[Charts and diagrams as code]
-=-=-=-=-
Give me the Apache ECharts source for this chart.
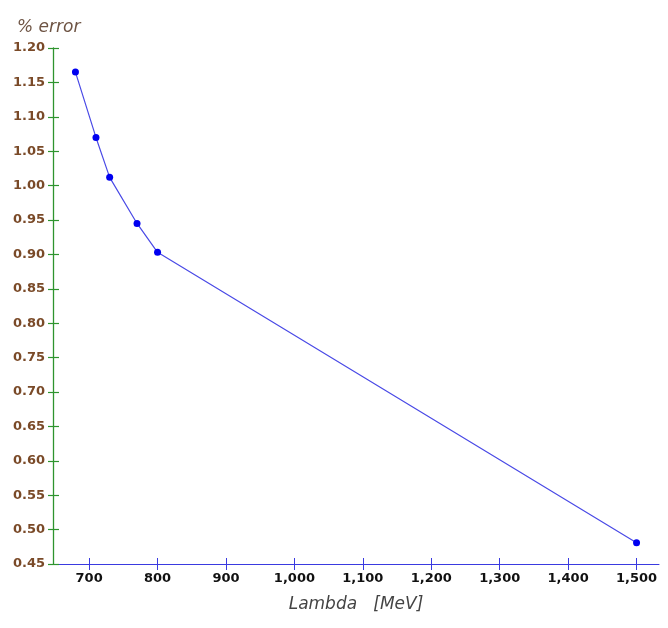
<!DOCTYPE html>
<html>
<head>
<meta charset="utf-8">
<script src="https://cdn.jsdelivr.net/npm/echarts@6/dist/echarts.min.js"></script>
<style>
  html, body { margin: 0; padding: 0; background: #fff; }
  #chart { width: 668px; height: 628px; }
</style>
</head>
<body>
<div id="chart"></div>
<script>
// data
const lambdaMeV = [680, 710, 730, 770, 800, 1500];
const errorPct = [1.165, 1.070, 1.012, 0.945, 0.903, 0.481];
const xTicks = [700, 800, 900, 1000, 1100, 1200, 1300, 1400, 1500];
const yTicks = [0.45, 0.50, 0.55, 0.60, 0.65, 0.70, 0.75, 0.80, 0.85, 0.90, 0.95, 1.00, 1.05, 1.10, 1.15, 1.20];

const chart = echarts.init(document.getElementById('chart'));

const xBase = {
  type: 'value',
  min: 647.2,
  max: 1532.8,
  splitLine: { show: false },
};
const yBase = {
  type: 'value',
  min: 0.45,
  max: 1.20,
  splitLine: { show: false },
};

chart.setOption({
  backgroundColor: '#fff',
  animation: false,
  title: {
    text: '% error',
    left: 12,
    top: 14,
    textStyle: {
      fontFamily: 'DejaVu Sans',
      fontStyle: 'italic',
      fontWeight: 'normal',
      fontSize: 17,
      color: '#6e5444',
    },
  },
  grid: {
    left: 53,
    right: 9,
    top: 48,
    bottom: 64,
    containLabel: false,
  },
  xAxis: [
    Object.assign({}, xBase, {
      name: 'Lambda   [MeV]',
      nameLocation: 'middle',
      nameGap: 32,
      nameTextStyle: {
        fontFamily: 'DejaVu Sans',
        fontStyle: 'italic',
        fontSize: 17,
        color: '#444',
      },
      axisLine: { show: true, lineStyle: { color: '#3a3ae0', width: 1 } },
      axisTick: { show: true, length: 6, customValues: xTicks, lineStyle: { color: '#3a3ae0' } },
      axisLabel: {
        customValues: xTicks,
        margin: 8,
        fontFamily: 'DejaVu Sans',
        fontWeight: 'bold',
        fontSize: 13,
        color: '#111',
        formatter: (v) => v.toLocaleString('en-US'),
      },
    }),
    // second axis only for the inner half of the crossing ticks
    Object.assign({}, xBase, {
      position: 'bottom',
      axisLine: { show: false },
      axisTick: { show: true, inside: true, length: 6, customValues: xTicks, lineStyle: { color: '#3a3ae0' } },
      axisLabel: { show: false },
    }),
  ],
  yAxis: [
    Object.assign({}, yBase, {
      axisLine: { show: true, lineStyle: { color: '#2e942e', width: 1.3 } },
      axisTick: { show: true, length: 5, customValues: yTicks, lineStyle: { color: '#2e942e', width: 1.2 } },
      axisLabel: {
        customValues: yTicks,
        margin: 8,
        fontFamily: 'DejaVu Sans',
        fontWeight: 'bold',
        fontSize: 13,
        color: '#7a4a28',
        formatter: (v) => v.toFixed(2),
      },
    }),
    Object.assign({}, yBase, {
      position: 'left',
      axisLine: { show: false },
      axisTick: { show: true, inside: true, length: 6, customValues: yTicks, lineStyle: { color: '#2e942e', width: 1.2 } },
      axisLabel: { show: false },
    }),
  ],
  series: [
    {
      name: '% error',
      type: 'line',
      xAxisIndex: 0,
      yAxisIndex: 0,
      data: lambdaMeV.map((x, i) => [x, errorPct[i]]),
      symbol: 'circle',
      symbolSize: 7,
      lineStyle: { color: '#4a4ae6', width: 1.2 },
      itemStyle: { color: '#0000f0' },
      z: 5,
    },
  ],
});
</script>
</body>
</html>
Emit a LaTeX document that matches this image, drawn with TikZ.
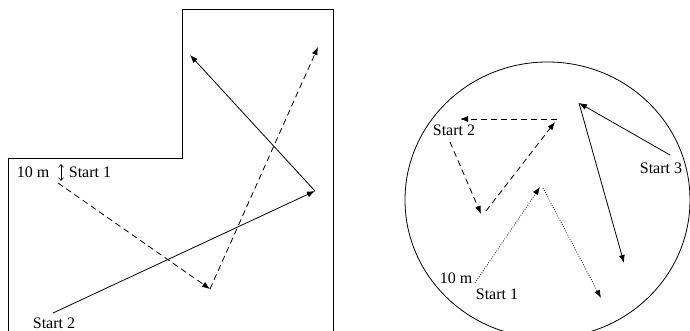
-=-=-=-=-
Restate word for word only the lines from where the entries begin through the one with "1.10, 1.15, 1.20];"; omit the pictures.

Give me the Apache ECharts source for this chart.
<!DOCTYPE html>
<html>
<head>
<meta charset="utf-8">
<script src="https://cdn.jsdelivr.net/npm/echarts@6/dist/echarts.min.js"></script>
<style>
  html, body { margin: 0; padding: 0; background: #fff; }
  #chart { width: 668px; height: 628px; }
</style>
</head>
<body>
<div id="chart"></div>
<script>
// data
const lambdaMeV = [680, 710, 730, 770, 800, 1500];
const errorPct = [1.165, 1.070, 1.012, 0.945, 0.903, 0.481];
const xTicks = [700, 800, 900, 1000, 1100, 1200, 1300, 1400, 1500];
const yTicks = [0.45, 0.50, 0.55, 0.60, 0.65, 0.70, 0.75, 0.80, 0.85, 0.90, 0.95, 1.00, 1.05, 1.10, 1.15, 1.20];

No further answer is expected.